STATED EXERCISE => Your output is the lines from the first one to the one containing "import numpy as np", repeated exactly, with images left out.

DATASET EXTRACT =>
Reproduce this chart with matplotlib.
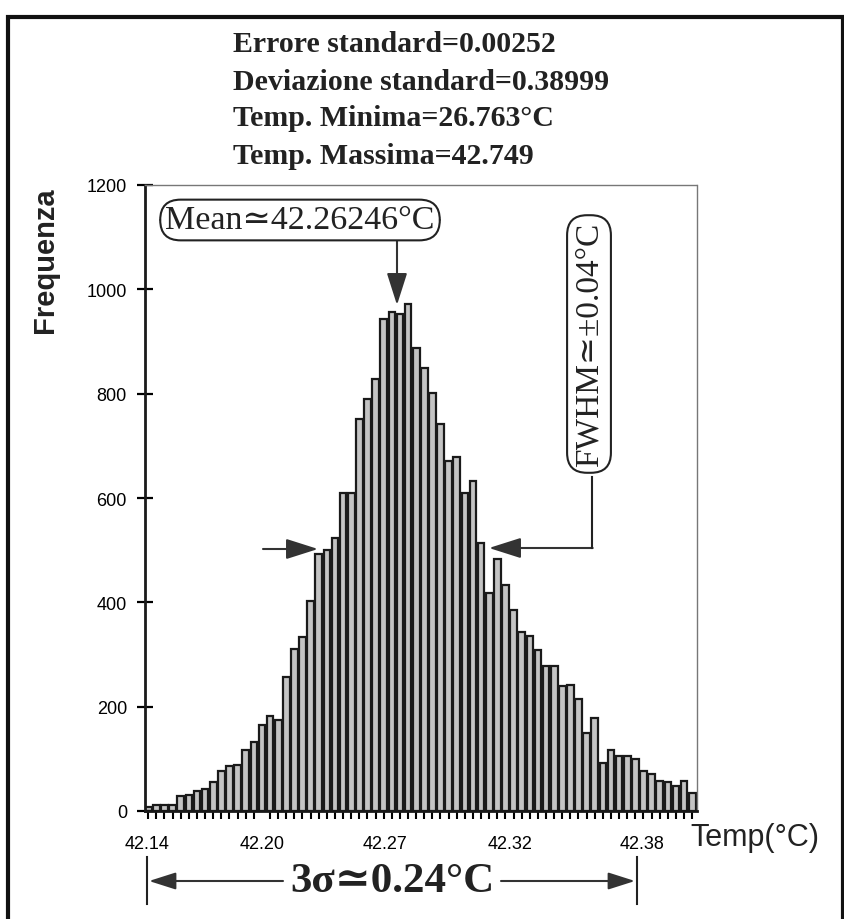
import matplotlib
matplotlib.use("Agg")
import matplotlib.pyplot as plt
from matplotlib.patches import Rectangle
from matplotlib.lines import Line2D
import numpy as np

# ---------------- data ----------------
counts = [8, 12, 12, 12, 29, 31, 39, 42, 55, 77, 86, 89, 117, 133, 164, 182, 174,
          256, 310, 334, 403, 492, 501, 524, 609, 609, 751, 790, 829, 944, 956,
          953, 972, 887, 849, 802, 741, 671, 679, 609, 633, 514, 418, 483, 433,
          386, 343, 336, 308, 277, 277, 239, 242, 215, 150, 178, 92, 116, 105,
          105, 100, 77, 70, 58, 55, 47, 58, 35]
bins = np.arange(len(counts))
xtick_labels = ["42.14", "42.20", "42.27", "42.32", "42.38"]
xtick_bins = [0.25, 14.4, 29.6, 45.0, 61.2]
yticks = [0, 200, 400, 600, 800, 1000, 1200]
stats_lines = ["Errore standard=0.00252",
               "Deviazione standard=0.38999",
               "Temp. Minima=26.763°C",
               "Temp. Massima=42.749"]
mean_text = "Mean≃42.26246°C"
fwhm_text = "FWHM≃±0.04°C"
sigma_text = "3σ≃0.24°C"

W, H = 845, 920
fig = plt.figure(figsize=(W / 100, H / 100), dpi=100)
fig.patch.set_facecolor("white")


def P(x, y):
    """pixel (from top-left) -> figure fraction"""
    return (x / W, 1 - y / H)


serif = ["Liberation Serif", "DejaVu Serif"]
sans = ["Liberation Sans", "DejaVu Sans"]

# outer frame
fig.add_artist(Rectangle(P(8, 940), (843 - 8) / W, (940 - 18) / H,
                         transform=fig.transFigure, fill=False,
                         edgecolor="#111", lw=3, zorder=0))

ax = fig.add_axes([145 / W, 1 - 812 / H, (697 - 145) / W, (812 - 186) / H])
ax.bar(bins, counts, width=0.82, align="edge", color="#c4c4c4",
       edgecolor="#1a1a1a", linewidth=1.6)
ax.set_xlim(0, len(counts))
ax.set_ylim(0, 1200)
ax.set_yticks(yticks)
ax.set_yticklabels([str(v) for v in yticks], fontfamily=sans, fontsize=13)
ax.set_xticks(xtick_bins)
ax.set_xticklabels(xtick_labels, fontfamily=sans, fontsize=13)
ax.set_xticks(bins + 0.4, minor=True)
ax.tick_params(axis="y", direction="inout", length=12, width=1.6, pad=7)
ax.tick_params(axis="x", which="major", length=0, pad=17)
ax.tick_params(axis="x", which="minor", direction="out", length=6, width=1.5)
for s in ["top", "right"]:
    ax.spines[s].set_color("#777")
    ax.spines[s].set_linestyle((0, (1, 1)))
    ax.spines[s].set_linewidth(1)
for s in ["left", "bottom"]:
    ax.spines[s].set_color("#1a1a1a")
    ax.spines[s].set_linewidth(2)

# y label
fig.text(*P(45, 260), "Frequenza", rotation=90, ha="center", va="center",
         fontfamily=sans, fontweight="bold", fontsize=21, color="#222")

# stats text
for i, line in enumerate(stats_lines):
    fig.text(*P(233, 45 + i * 37), line, ha="left", va="center",
             fontfamily=serif, fontweight="bold", fontsize=21.5, color="#222")

# x axis title
fig.text(*P(755, 838), "Temp(°C)", ha="center", va="center",
         fontfamily=sans, fontsize=22, color="#222")

arrow_style = "-|>,head_length=1.1,head_width=0.35"

# Mean annotation
fig.text(*P(300, 221), mean_text, ha="center", va="center",
         fontfamily=serif, fontsize=24.5, color="#222",
         bbox=dict(boxstyle="round,pad=0.15,rounding_size=0.6", fc="white",
                   ec="#222", lw=1.5))
ax.annotate("", xy=P(397, 306), xytext=P(397, 240),
            xycoords="figure fraction", textcoords="figure fraction",
            arrowprops=dict(arrowstyle=arrow_style,
                            color="#333", lw=1.5, mutation_scale=18,
                            shrinkA=0, shrinkB=0))

# FWHM annotation
fig.text(*P(589, 345), fwhm_text, ha="center", va="center", rotation=90,
         fontfamily=serif, fontsize=24, color="#222",
         bbox=dict(boxstyle="round,pad=0.2,rounding_size=0.6", fc="white",
                   ec="#222", lw=1.5))
fig.add_artist(Line2D([592 / W, 592 / W], [1 - 478 / H, 1 - 549 / H],
                      transform=fig.transFigure, color="#222", lw=1.5))
ax.annotate("", xy=P(489, 549), xytext=P(592.7, 549),
            xycoords="figure fraction", textcoords="figure fraction",
            arrowprops=dict(arrowstyle=arrow_style,
                            color="#333", lw=1.5, mutation_scale=18,
                            shrinkA=0, shrinkB=0))
ax.annotate("", xy=P(318, 550), xytext=P(263, 550),
            xycoords="figure fraction", textcoords="figure fraction",
            arrowprops=dict(arrowstyle=arrow_style,
                            color="#333", lw=1.5, mutation_scale=18,
                            shrinkA=0, shrinkB=0))

# 3 sigma annotation
for xv in (147, 637):
    fig.add_artist(Line2D([xv / W, xv / W], [1 - 858 / H, 1 - 905 / H],
                          transform=fig.transFigure, color="#222", lw=1.5))
fig.text(*P(392, 882), sigma_text, ha="center", va="center",
         fontfamily=serif, fontweight="bold", fontsize=31, color="#222")
ax.annotate("", xy=P(149, 882), xytext=P(283, 882),
            xycoords="figure fraction", textcoords="figure fraction",
            arrowprops=dict(arrowstyle=arrow_style,
                            color="#333", lw=1.5, mutation_scale=15,
                            shrinkA=0, shrinkB=0))
ax.annotate("", xy=P(635, 882), xytext=P(501, 882),
            xycoords="figure fraction", textcoords="figure fraction",
            arrowprops=dict(arrowstyle=arrow_style,
                            color="#333", lw=1.5, mutation_scale=15,
                            shrinkA=0, shrinkB=0))

fig.savefig("out.png", dpi=100)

RESPONSE =>
Reproduce this chart with matplotlib.
import matplotlib
matplotlib.use("Agg")
import matplotlib.pyplot as plt
from matplotlib.patches import Rectangle
from matplotlib.lines import Line2D
import numpy as np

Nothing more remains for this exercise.